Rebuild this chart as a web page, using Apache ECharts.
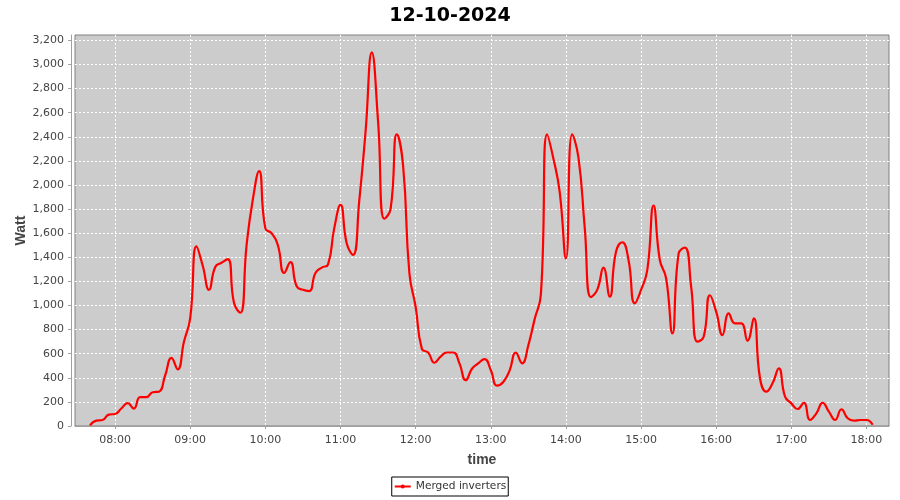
<!DOCTYPE html>
<html>
<head>
<meta charset="utf-8">
<script src="https://cdn.jsdelivr.net/npm/echarts@6/dist/echarts.min.js"></script>
<style>
html,body{margin:0;padding:0;background:#fff;}
#chart{width:900px;height:500px;}
</style>
</head>
<body>
<div id="chart"></div>
<script>
const chartTitle = '12-10-2024';
const seriesName = 'Merged inverters';
const yTicks = [0,200,400,600,800,1000,1200,1400,1600,1800,2000,2200,2400,2600,2800,3000,3200];
const xTickLabels = ['08:00','09:00','10:00','11:00','12:00','13:00','14:00','15:00','16:00','17:00','18:00'];

const times = [
 '07:40','07:45','07:50','07:55',
 '08:00','08:05','08:10','08:15','08:20','08:25','08:30','08:35','08:40','08:45','08:50','08:55',
 '09:00','09:05','09:10','09:15','09:20','09:25','09:30','09:35','09:40','09:45','09:50','09:55',
 '10:00','10:05','10:10','10:15','10:20','10:25','10:30','10:35','10:40','10:45','10:50','10:55',
 '11:00','11:05','11:10','11:15','11:20','11:25','11:30','11:35','11:40','11:45','11:50','11:55',
 '12:00','12:05','12:10','12:15','12:20','12:25','12:30','12:35','12:40','12:45','12:50','12:55',
 '13:00','13:05','13:10','13:15','13:20','13:25','13:30','13:35','13:40','13:45','13:50','13:55',
 '14:00','14:05','14:10','14:15','14:20','14:25','14:30','14:35','14:40','14:45','14:50','14:55',
 '15:00','15:05','15:10','15:15','15:20','15:25','15:30','15:35','15:40','15:45','15:50','15:55',
 '16:00','16:05','16:10','16:15','16:20','16:25','16:30','16:35','16:40','16:45','16:50','16:55',
 '17:00','17:05','17:10','17:15','17:20','17:25','17:30','17:35','17:40','17:45','17:50','17:55',
 '18:00','18:05'
];
const watts = [
 5,45,50,95,
 100,145,190,145,240,240,280,285,420,565,470,700,
 895,1490,1330,1130,1320,1355,1385,1020,940,1500,1880,2115,
 1640,1600,1500,1270,1360,1160,1130,1120,1270,1315,1340,1640,
 1835,1515,1420,1870,2440,3100,2530,1720,1800,2420,2160,1270,
 990,640,610,525,575,610,610,520,380,475,520,555,
 465,335,365,460,610,520,670,885,1090,2420,2220,1945,
 1390,2420,2230,1650,1070,1130,1315,1073,1447,1525,1378,1018,
 1129,1295,1830,1378,1226,769,1430,1480,1156,700,741,1085,
 949,755,935,852,852,708,894,396,285,354,479,243,
 188,141,193,50,105,193,119,50,139,64,44,50,
 50,10
];

function T(s){const p=s.split(':');return new Date(2024,9,12,+p[0],+p[1]).getTime();}
const data = times.map((t,i)=>[T(t), watts[i]]);

function commas(v){return String(v).replace(/\B(?=(\d{3})+(?!\d))/g, ',');}
function hhmm(v){const d=new Date(v);return String(d.getHours()).padStart(2,'0')+':'+String(d.getMinutes()).padStart(2,'0');}

const chart = echarts.init(document.getElementById('chart'), null, {renderer:'canvas'});
chart.setOption({
  animation:false,
  backgroundColor:'#ffffff',
  title:{
    text:chartTitle, left:'center', top:2,
    textStyle:{fontFamily:'DejaVu Sans', fontWeight:'bold', fontSize:19, color:'#000'}
  },
  grid:{left:75, right:11, top:35, bottom:74, show:true, backgroundColor:'#cccccc', borderColor:'#808080', borderWidth:1},
  legend:{
    data:[seriesName], left:'center', top:477,
    borderColor:'#000', borderWidth:1, padding:[4,2,4,2],
    itemWidth:16, itemHeight:5,
    textStyle:{fontFamily:'DejaVu Sans', fontSize:10.6, color:'#333'}
  },
  xAxis:{
    type:'time',
    min:T('07:28'), max:T('18:18'),
    offset:4,
    minInterval:3600000, maxInterval:3600000,
    name:'time', nameLocation:'middle', nameGap:23, nameMoveOverlap:false,
    nameTextStyle:{fontFamily:'Liberation Sans', fontWeight:'bold', fontSize:14, color:'#444'},
    axisLine:{show:true, lineStyle:{color:'#a0a0a0'}},
    axisTick:{show:true, length:3, lineStyle:{color:'#a0a0a0'}},
    axisLabel:{
      fontFamily:'DejaVu Sans', fontSize:11, color:'#444', margin:5, hideOverlap:false,
      formatter:function(v){const s=hhmm(v);return xTickLabels.indexOf(s)>=0?s:'';}
    },
    splitLine:{show:true, showMinLine:false, showMaxLine:false, lineStyle:{color:'#ffffff', type:[2,2], width:1}}
  },
  yAxis:{
    type:'value', min:0, max:3245, interval:200,
    offset:4,
    name:'Watt', nameLocation:'middle', nameGap:43, nameRotate:90, nameMoveOverlap:false,
    nameTextStyle:{fontFamily:'Liberation Sans', fontWeight:'bold', fontSize:14, color:'#444'},
    axisLine:{show:true, lineStyle:{color:'#a0a0a0'}},
    axisTick:{show:true, length:3, lineStyle:{color:'#a0a0a0'}},
    axisLabel:{
      fontFamily:'DejaVu Sans', fontSize:11, color:'#444', margin:7, showMaxLabel:false,
      formatter:function(v){return yTicks.indexOf(v)>=0?commas(v):'';}
    },
    splitLine:{show:true, showMinLine:false, showMaxLine:false, lineStyle:{color:'#ffffff', type:[2,2], width:1}}
  },
  series:[{
    name:seriesName, type:'line', data:data, smooth:0.5,
    symbol:'circle', symbolSize:3, showSymbol:false,
    lineStyle:{color:'#ff0000', width:2.2},
    itemStyle:{color:'#ff0000'}
  }]
});
</script>
</body>
</html>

***

§ Task description:
Copy the material above exactly and drop the pictures.

§ Response for this exercise:
Rebuild this chart as a web page, using Apache ECharts.
<!DOCTYPE html>
<html>
<head>
<meta charset="utf-8">
<script src="https://cdn.jsdelivr.net/npm/echarts@6/dist/echarts.min.js"></script>
<style>
html,body{margin:0;padding:0;background:#fff;}
#chart{width:900px;height:500px;}
</style>
</head>
<body>
<div id="chart"></div>
<script>
const chartTitle = '12-10-2024';
const seriesName = 'Merged inverters';
const yTicks = [0,200,400,600,800,1000,1200,1400,1600,1800,2000,2200,2400,2600,2800,3000,3200];
const xTickLabels = ['08:00','09:00','10:00','11:00','12:00','13:00','14:00','15:00','16:00','17:00','18:00'];

const times = [
 '07:40','07:45','07:50','07:55',
 '08:00','08:05','08:10','08:15','08:20','08:25','08:30','08:35','08:40','08:45','08:50','08:55',
 '09:00','09:05','09:10','09:15','09:20','09:25','09:30','09:35','09:40','09:45','09:50','09:55',
 '10:00','10:05','10:10','10:15','10:20','10:25','10:30','10:35','10:40','10:45','10:50','10:55',
 '11:00','11:05','11:10','11:15','11:20','11:25','11:30','11:35','11:40','11:45','11:50','11:55',
 '12:00','12:05','12:10','12:15','12:20','12:25','12:30','12:35','12:40','12:45','12:50','12:55',
 '13:00','13:05','13:10','13:15','13:20','13:25','13:30','13:35','13:40','13:45','13:50','13:55',
 '14:00','14:05','14:10','14:15','14:20','14:25','14:30','14:35','14:40','14:45','14:50','14:55',
 '15:00','15:05','15:10','15:15','15:20','15:25','15:30','15:35','15:40','15:45','15:50','15:55',
 '16:00','16:05','16:10','16:15','16:20','16:25','16:30','16:35','16:40','16:45','16:50','16:55',
 '17:00','17:05','17:10','17:15','17:20','17:25','17:30','17:35','17:40','17:45','17:50','17:55',
 '18:00','18:05'
];
const watts = [
 5,45,50,95,
 100,145,190,145,240,240,280,285,420,565,470,700,
 895,1490,1330,1130,1320,1355,1385,1020,940,1500,1880,2115,
 1640,1600,1500,1270,1360,1160,1130,1120,1270,1315,1340,1640,
 1835,1515,1420,1870,2440,3100,2530,1720,1800,2420,2160,1270,
 990,640,610,525,575,610,610,520,380,475,520,555,
 465,335,365,460,610,520,670,885,1090,2420,2220,1945,
 1390,2420,2230,1650,1070,1130,1315,1073,1447,1525,1378,1018,
 1129,1295,1830,1378,1226,769,1430,1480,1156,700,741,1085,
 949,755,935,852,852,708,894,396,285,354,479,243,
 188,141,193,50,105,193,119,50,139,64,44,50,
 50,10
];

function T(s){const p=s.split(':');return new Date(2024,9,12,+p[0],+p[1]).getTime();}
const data = times.map((t,i)=>[T(t), watts[i]]);

function commas(v){return String(v).replace(/\B(?=(\d{3})+(?!\d))/g, ',');}
function hhmm(v){const d=new Date(v);return String(d.getHours()).padStart(2,'0')+':'+String(d.getMinutes()).padStart(2,'0');}

const chart = echarts.init(document.getElementById('chart'), null, {renderer:'canvas'});
chart.setOption({
  animation:false,
  backgroundColor:'#ffffff',
  title:{
    text:chartTitle, left:'center', top:2,
    textStyle:{fontFamily:'DejaVu Sans', fontWeight:'bold', fontSize:19, color:'#000'}
  },
  grid:{left:75, right:11, top:35, bottom:74, show:true, backgroundColor:'#cccccc', borderColor:'#808080', borderWidth:1},
  legend:{
    data:[seriesName], left:'center', top:477,
    borderColor:'#000', borderWidth:1, padding:[4,2,4,2],
    itemWidth:16, itemHeight:5,
    textStyle:{fontFamily:'DejaVu Sans', fontSize:10.6, color:'#333'}
  },
  xAxis:{
    type:'time',
    min:T('07:28'), max:T('18:18'),
    offset:4,
    minInterval:3600000, maxInterval:3600000,
    name:'time', nameLocation:'middle', nameGap:23, nameMoveOverlap:false,
    nameTextStyle:{fontFamily:'Liberation Sans', fontWeight:'bold', fontSize:14, color:'#444'},
    axisLine:{show:true, lineStyle:{color:'#a0a0a0'}},
    axisTick:{show:true, length:3, lineStyle:{color:'#a0a0a0'}},
    axisLabel:{
      fontFamily:'DejaVu Sans', fontSize:11, color:'#444', margin:5, hideOverlap:false,
      formatter:function(v){const s=hhmm(v);return xTickLabels.indexOf(s)>=0?s:'';}
    },
    splitLine:{show:true, showMinLine:false, showMaxLine:false, lineStyle:{color:'#ffffff', type:[2,2], width:1}}
  },
  yAxis:{
    type:'value', min:0, max:3245, interval:200,
    offset:4,
    name:'Watt', nameLocation:'middle', nameGap:43, nameRotate:90, nameMoveOverlap:false,
    nameTextStyle:{fontFamily:'Liberation Sans', fontWeight:'bold', fontSize:14, color:'#444'},
    axisLine:{show:true, lineStyle:{color:'#a0a0a0'}},
    axisTick:{show:true, length:3, lineStyle:{color:'#a0a0a0'}},
    axisLabel:{
      fontFamily:'DejaVu Sans', fontSize:11, color:'#444', margin:7, showMaxLabel:false,
      formatter:function(v){return yTicks.indexOf(v)>=0?commas(v):'';}
    },
    splitLine:{show:true, showMinLine:false, showMaxLine:false, lineStyle:{color:'#ffffff', type:[2,2], width:1}}
  },
  series:[{
    name:seriesName, type:'line', data:data, smooth:0.5,
    symbol:'circle', symbolSize:3, showSymbol:false,
    lineStyle:{color:'#ff0000', width:2.2},
    itemStyle:{color:'#ff0000'}
  }]
});
</script>
</body>
</html>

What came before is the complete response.